= Collected data =

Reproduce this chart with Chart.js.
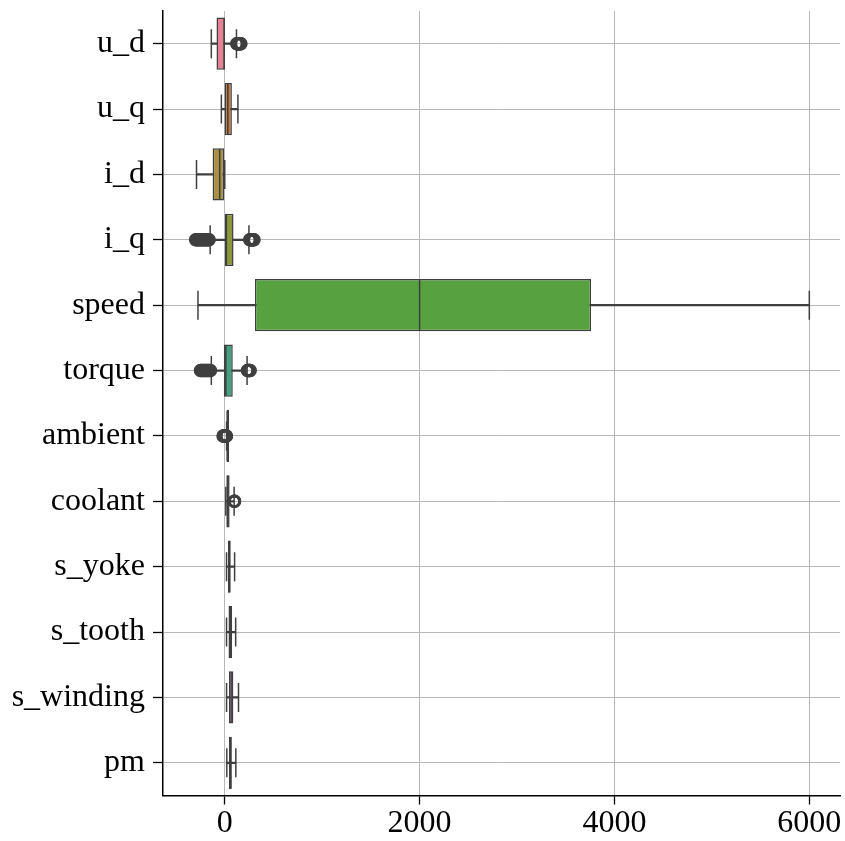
<!DOCTYPE html>
<html>
<head>
<meta charset="utf-8">
<script src="https://cdn.jsdelivr.net/npm/chart.js@4.4.1/dist/chart.umd.min.js"></script>
<style>
  html, body { margin: 0; padding: 0; background: #fff; }
  canvas { display: block; }
</style>
</head>
<body>
<canvas id="box" width="845" height="841"></canvas>
<script>
// columns of the motor dataset, top to bottom
var labels = ['u_d', 'u_q', 'i_d', 'i_q', 'speed', 'torque', 'ambient', 'coolant', 's_yoke', 's_tooth', 's_winding', 'pm'];

// five-number summaries
var whiskLo = [-138, -35, -290, -150, -275, -138, 18.6, 10.6, 18, 18, 18.6, 20.9];
var q1      = [-85, -2, -125, 1, 310, -10, 23.2, 18.7, 32, 38.4, 42.8, 43.2];
var median  = [-7, 31, -52, 16, 2000, 11, 24.8, 26.9, 45.6, 56, 65.1, 60.3];
var q3      = [1.5, 73, -8, 90, 3760, 82, 26.2, 49.9, 61.5, 75.6, 88.1, 72];
var whiskHi = [120, 135, 0, 248, 6000, 229, 30.7, 96, 101, 112, 141, 113.6];

// fliers per column
var outliers = [
  [122, 127, 132, 137, 142, 147, 152, 157, 162, 166],
  [],
  [],
  [-300, -290, -280, -270, -260, -250, -240, -230, -220, -210, -200, -190, -180, -170, -160, 255, 261, 267, 273, 279, 285, 291, 297, 300],
  [],
  [-250, -242, -234, -226, -218, -210, -202, -194, -186, -178, -170, -162, -154, -146, 232, 237, 242, 247, 252, 257, 261],
  [-18, -13, -8, -3, 2, 6, 9, 12, 15, 17],
  [97, 99, 101],
  [],
  [],
  [],
  []
];

var xTicks = [0, 2000, 4000, 6000];

var colors = ['#e68294', '#c07840', '#aa9043', '#8c963f', '#58a141', '#43a080',
              '#459e97', '#499eae', '#519fd6', '#ab99e7', '#d978e2', '#e47abd'];

var lineCol = '#3f3f3f';
var gridCol = '#b8b8b8';

var whiskerData = labels.map(function (l, i) { return [whiskLo[i], whiskHi[i]]; });
var boxData = labels.map(function (l, i) { return [q1[i], q3[i]]; });
var medianData = labels.map(function (l, i) { return {x: median[i], y: l}; });
var capData = [];
labels.forEach(function (l, i) {
  capData.push({x: whiskLo[i], y: l});
  capData.push({x: whiskHi[i], y: l});
});
var flierData = [];
outliers.forEach(function (arr, i) {
  arr.forEach(function (v) { flierData.push({x: v, y: labels[i]}); });
});

var noPad = function (s) {
  s.paddingLeft = 0; s.paddingRight = 0; s.paddingTop = 0; s.paddingBottom = 0;
};

var ctx = document.getElementById('box');
new Chart(ctx, {
  type: 'bar',
  data: {
    labels: labels,
    datasets: [{
      label: 'whisker',
      data: whiskerData,
      backgroundColor: lineCol,
      barThickness: 1.5,
      grouped: false,
      order: 4
    }, {
      label: 'box',
      data: boxData,
      backgroundColor: colors,
      borderColor: lineCol,
      borderWidth: 1.5,
      borderSkipped: false,
      barPercentage: 0.8,
      categoryPercentage: 1,
      minBarLength: 2,
      grouped: false,
      order: 3
    }, {
      type: 'scatter',
      label: 'median',
      data: medianData,
      pointStyle: 'line',
      rotation: 90,
      pointRadius: 25.5,
      borderColor: lineCol,
      borderWidth: 1.5,
      order: 2
    }, {
      type: 'scatter',
      label: 'caps',
      data: capData,
      pointStyle: 'line',
      rotation: 90,
      pointRadius: 14.5,
      borderColor: lineCol,
      borderWidth: 1.5,
      order: 1
    }, {
      type: 'scatter',
      label: 'fliers',
      data: flierData,
      pointStyle: 'circle',
      pointRadius: 5.3,
      backgroundColor: 'rgba(0,0,0,0)',
      borderColor: lineCol,
      borderWidth: 2.8,
      order: 0
    }]
  },
  options: {
    indexAxis: 'y',
    responsive: false,
    animation: false,
    events: [],
    devicePixelRatio: 1,
    layout: { autoPadding: false, padding: { top: 11, right: 5, left: 0, bottom: 0 } },
    plugins: { legend: { display: false }, tooltip: { enabled: false } },
    scales: {
      x: {
        type: 'linear',
        min: -634,
        max: 6315,
        afterBuildTicks: function (s) {
          s.ticks = xTicks.map(function (v) { return {value: v}; });
        },
        afterFit: function (s) { s.height = 45.5; noPad(s); },
        grid: { color: gridCol, lineWidth: 1, tickColor: '#000', tickWidth: 1.3, tickLength: 9 },
        border: { display: true, color: '#000', width: 1.5 },
        ticks: {
          color: '#000',
          padding: 0,
          maxRotation: 0,
          callback: function (v) { return String(v); },
          font: { family: 'Liberation Serif', size: 32 }
        }
      },
      y: {
        type: 'category',
        offset: true,
        afterFit: function (s) { s.width = 163; noPad(s); },
        grid: { offset: false, color: gridCol, lineWidth: 1, tickColor: '#000', tickWidth: 1.3, tickLength: 10 },
        border: { display: true, color: '#000', width: 1.5 },
        ticks: {
          color: '#000',
          padding: 8,
          font: { family: 'Liberation Serif', size: 32 }
        }
      }
    }
  }
});
</script>
</body>
</html>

= Written instruction =
Without the pictures, write out all of the material exactly.

= Result for this exercise =
Reproduce this chart with Chart.js.
<!DOCTYPE html>
<html>
<head>
<meta charset="utf-8">
<script src="https://cdn.jsdelivr.net/npm/chart.js@4.4.1/dist/chart.umd.min.js"></script>
<style>
  html, body { margin: 0; padding: 0; background: #fff; }
  canvas { display: block; }
</style>
</head>
<body>
<canvas id="box" width="845" height="841"></canvas>
<script>
// columns of the motor dataset, top to bottom
var labels = ['u_d', 'u_q', 'i_d', 'i_q', 'speed', 'torque', 'ambient', 'coolant', 's_yoke', 's_tooth', 's_winding', 'pm'];

// five-number summaries
var whiskLo = [-138, -35, -290, -150, -275, -138, 18.6, 10.6, 18, 18, 18.6, 20.9];
var q1      = [-85, -2, -125, 1, 310, -10, 23.2, 18.7, 32, 38.4, 42.8, 43.2];
var median  = [-7, 31, -52, 16, 2000, 11, 24.8, 26.9, 45.6, 56, 65.1, 60.3];
var q3      = [1.5, 73, -8, 90, 3760, 82, 26.2, 49.9, 61.5, 75.6, 88.1, 72];
var whiskHi = [120, 135, 0, 248, 6000, 229, 30.7, 96, 101, 112, 141, 113.6];

// fliers per column
var outliers = [
  [122, 127, 132, 137, 142, 147, 152, 157, 162, 166],
  [],
  [],
  [-300, -290, -280, -270, -260, -250, -240, -230, -220, -210, -200, -190, -180, -170, -160, 255, 261, 267, 273, 279, 285, 291, 297, 300],
  [],
  [-250, -242, -234, -226, -218, -210, -202, -194, -186, -178, -170, -162, -154, -146, 232, 237, 242, 247, 252, 257, 261],
  [-18, -13, -8, -3, 2, 6, 9, 12, 15, 17],
  [97, 99, 101],
  [],
  [],
  [],
  []
];

var xTicks = [0, 2000, 4000, 6000];

var colors = ['#e68294', '#c07840', '#aa9043', '#8c963f', '#58a141', '#43a080',
              '#459e97', '#499eae', '#519fd6', '#ab99e7', '#d978e2', '#e47abd'];

var lineCol = '#3f3f3f';
var gridCol = '#b8b8b8';

var whiskerData = labels.map(function (l, i) { return [whiskLo[i], whiskHi[i]]; });
var boxData = labels.map(function (l, i) { return [q1[i], q3[i]]; });
var medianData = labels.map(function (l, i) { return {x: median[i], y: l}; });
var capData = [];
labels.forEach(function (l, i) {
  capData.push({x: whiskLo[i], y: l});
  capData.push({x: whiskHi[i], y: l});
});
var flierData = [];
outliers.forEach(function (arr, i) {
  arr.forEach(function (v) { flierData.push({x: v, y: labels[i]}); });
});

var noPad = function (s) {
  s.paddingLeft = 0; s.paddingRight = 0; s.paddingTop = 0; s.paddingBottom = 0;
};

var ctx = document.getElementById('box');
new Chart(ctx, {
  type: 'bar',
  data: {
    labels: labels,
    datasets: [{
      label: 'whisker',
      data: whiskerData,
      backgroundColor: lineCol,
      barThickness: 1.5,
      grouped: false,
      order: 4
    }, {
      label: 'box',
      data: boxData,
      backgroundColor: colors,
      borderColor: lineCol,
      borderWidth: 1.5,
      borderSkipped: false,
      barPercentage: 0.8,
      categoryPercentage: 1,
      minBarLength: 2,
      grouped: false,
      order: 3
    }, {
      type: 'scatter',
      label: 'median',
      data: medianData,
      pointStyle: 'line',
      rotation: 90,
      pointRadius: 25.5,
      borderColor: lineCol,
      borderWidth: 1.5,
      order: 2
    }, {
      type: 'scatter',
      label: 'caps',
      data: capData,
      pointStyle: 'line',
      rotation: 90,
      pointRadius: 14.5,
      borderColor: lineCol,
      borderWidth: 1.5,
      order: 1
    }, {
      type: 'scatter',
      label: 'fliers',
      data: flierData,
      pointStyle: 'circle',
      pointRadius: 5.3,
      backgroundColor: 'rgba(0,0,0,0)',
      borderColor: lineCol,
      borderWidth: 2.8,
      order: 0
    }]
  },
  options: {
    indexAxis: 'y',
    responsive: false,
    animation: false,
    events: [],
    devicePixelRatio: 1,
    layout: { autoPadding: false, padding: { top: 11, right: 5, left: 0, bottom: 0 } },
    plugins: { legend: { display: false }, tooltip: { enabled: false } },
    scales: {
      x: {
        type: 'linear',
        min: -634,
        max: 6315,
        afterBuildTicks: function (s) {
          s.ticks = xTicks.map(function (v) { return {value: v}; });
        },
        afterFit: function (s) { s.height = 45.5; noPad(s); },
        grid: { color: gridCol, lineWidth: 1, tickColor: '#000', tickWidth: 1.3, tickLength: 9 },
        border: { display: true, color: '#000', width: 1.5 },
        ticks: {
          color: '#000',
          padding: 0,
          maxRotation: 0,
          callback: function (v) { return String(v); },
          font: { family: 'Liberation Serif', size: 32 }
        }
      },
      y: {
        type: 'category',
        offset: true,
        afterFit: function (s) { s.width = 163; noPad(s); },
        grid: { offset: false, color: gridCol, lineWidth: 1, tickColor: '#000', tickWidth: 1.3, tickLength: 10 },
        border: { display: true, color: '#000', width: 1.5 },
        ticks: {
          color: '#000',
          padding: 8,
          font: { family: 'Liberation Serif', size: 32 }
        }
      }
    }
  }
});
</script>
</body>
</html>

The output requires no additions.